What is a Credit Grantor?

The credit grantor is referred to as a person who extends or plans to extend credit to a borrower under a formal agreement.

The article tackles the following:
  • Responsibilities of Credit Grantor

  • Evaluation of Credit Reports

  • Consumer Credit

What are the Credit Grantor’s Responsibilities?

Under the secured loan program, credit grantors or financial institutions offer convenient terms for loans. If you settle the entire loan sum, longer reimbursement time is offered and interest rate is relatively low. In Canada, financial institutions and credit grantors such as Bank of Montreal, Bank of Nova Scotia, Royal Bank of Canada, Canadian Imperial Bank of Commerce and Toronto Dominion Bank offer long term credits to individuals. Applicants have to provide certain surety against the amount of loan to acquire long-term credits. This can be worthy assets like investments, luxury car, and real property. The interest rate varies with the fluctuation of the prime rate. Credit rating is evaluated with regards to long-term credits.

What is the Evaluation of Credit Reports?

The credit grantor evaluates credit reports since these provide all the financial information about the person and ability to make repayments for any credit.
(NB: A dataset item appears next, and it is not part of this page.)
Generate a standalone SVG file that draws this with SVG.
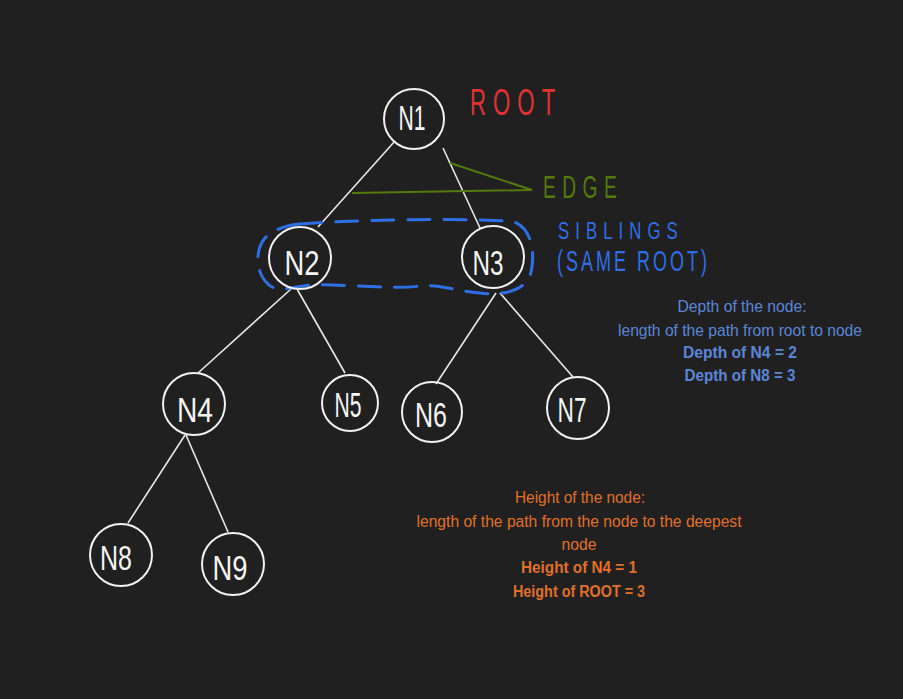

You can maintain a good credit record by paying back credits on time. A good credit record or report is useful in getting loans for upgrading your businesses. Credit reports are prepared by organizations called credit bureaus. These agencies analyze your financial position and other information like sources of income, bank balance, assets and history of previous credits. These credit bureaus have a database containing financial information. The person or organization can even subscribe to a bureau and get monthly reports and monitor their status. The credit grantor gets in touch with these bureaus to obtain credit reports.

What is Consumer Credit?

The extension of credit to consumers and the resulting debt has increased steadily in recent years. Delinquent accounts are an expected stage in any enterprise. If you extend credit, you need to embark on effective recovery efforts that can help reduce losses on your part.

As a credit grantor, you need to be aware of two basic principles:
  1. Granting credit carries inherent risk.

  2. This risk can be mitigated through efficient credit and recovery policies.

Although losses to bad debt are possible, they don’t have to be excessive. Establishing and maintaining effective controls over delinquent accounts is a simple way to reduce these losses. While the information in this brochure may not solve all your payment problems, it can help soften the financial burden of bad debt.
As a credit grantor, you allow consumers to obtain goods and services now and pay for them later. While extending credit increases your sales, it also puts you at risk of some losses due to non payment.

Most businesses that “charge-off” a percentage of sales to bad debts have an established rate or procedure for this activity. This rate averages 0.5 percent to one percent on low-profit transactions and up to five percent on high-profit transactions. When your charge-off rate exceeds the limit you set, you must find ways to improve your control over losses to bad debt.

Credit History

Credit grantors will make it a point to find out about your credit history whether it is positive or negative. The credit report of a person shows your past and present financial transactions, including debt that has been paid in full.